Tuesday, July 27, 2010
A bridge between the two centuries: Hardy's novels
By the 4th "phase" of Thomas Hardy's "Tess of the D'urbervilles," in which Angel Clare, the preacher's son who's learning to be a farmer, embraces Tess and (later) asks her to marry him, we see why Hardy is truly (I think, and I can't be the first to think so) a bridge between the two centuries of literature. His frank, open sexuality and carnality - open at least by 19th-century standards - is a definite precursor of Lawrence and all that followed. Interesting to learn from some of the good notes in the Norton Critical Edition, which I'm reading, how much Hardy had to cut from or emend for the original serial publication of Tess - the final text is much more sexual and sensuous: Angel carrying the four women, one by one, across the mu puddle, for example, and even the scene of Tess's ravishment in the dark forest - all cut from the serial edition - disgraceful.
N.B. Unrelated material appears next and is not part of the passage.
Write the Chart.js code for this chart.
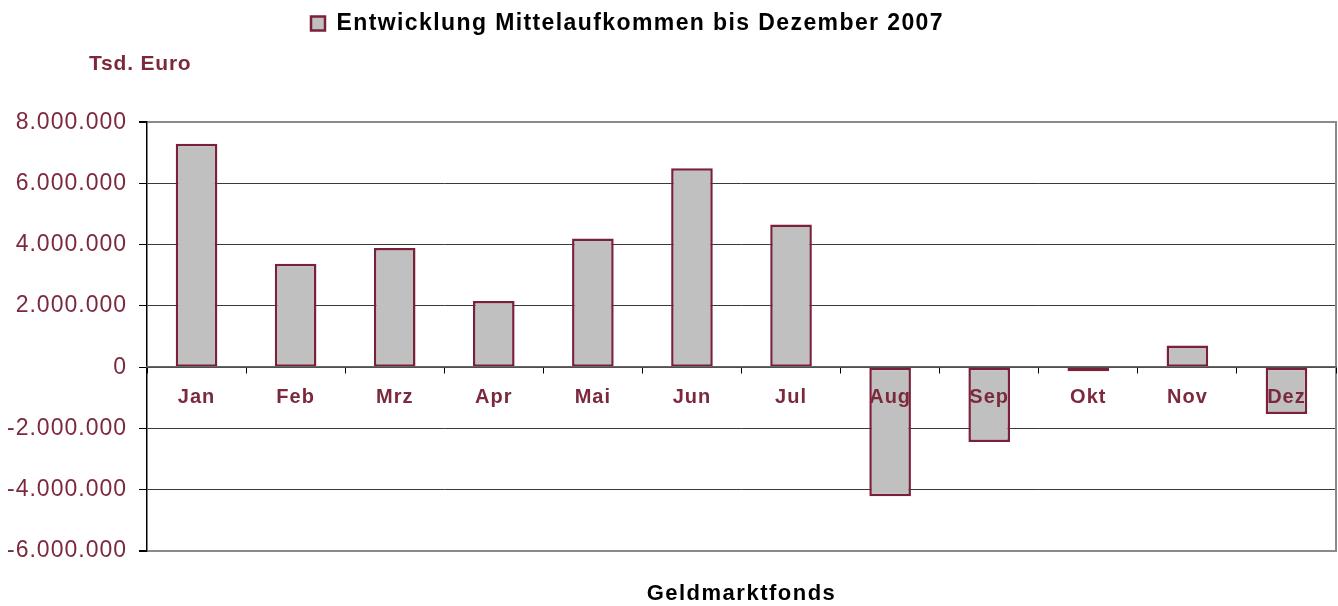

But in other ways, he looks backwards, his characters seem to be 20th-century people caught in a 19th-century moral vice - Tess, the main example, so wracked by the guilt of her "sin," of having had (and maybe enjoyed?) sexual relations with the awful Alec D'Urberville, she can tell no one, she believes (rightly?) that Angel, and maybe no man, would want her, a fallen woman - this seems a throwback to Hawthorne (though Tess doesn't bear the guilt of adultery, just of premarital sex) and to the Victorians. And yet the Tess does not feel dated - the characters so fresh and alive, the settings so beautifully evoked, the relation between Hardy and his material so intense and original - like Courbet or Millet - a vision of a whole society, seldom captured in literature, evoked with great sympathy and beauty.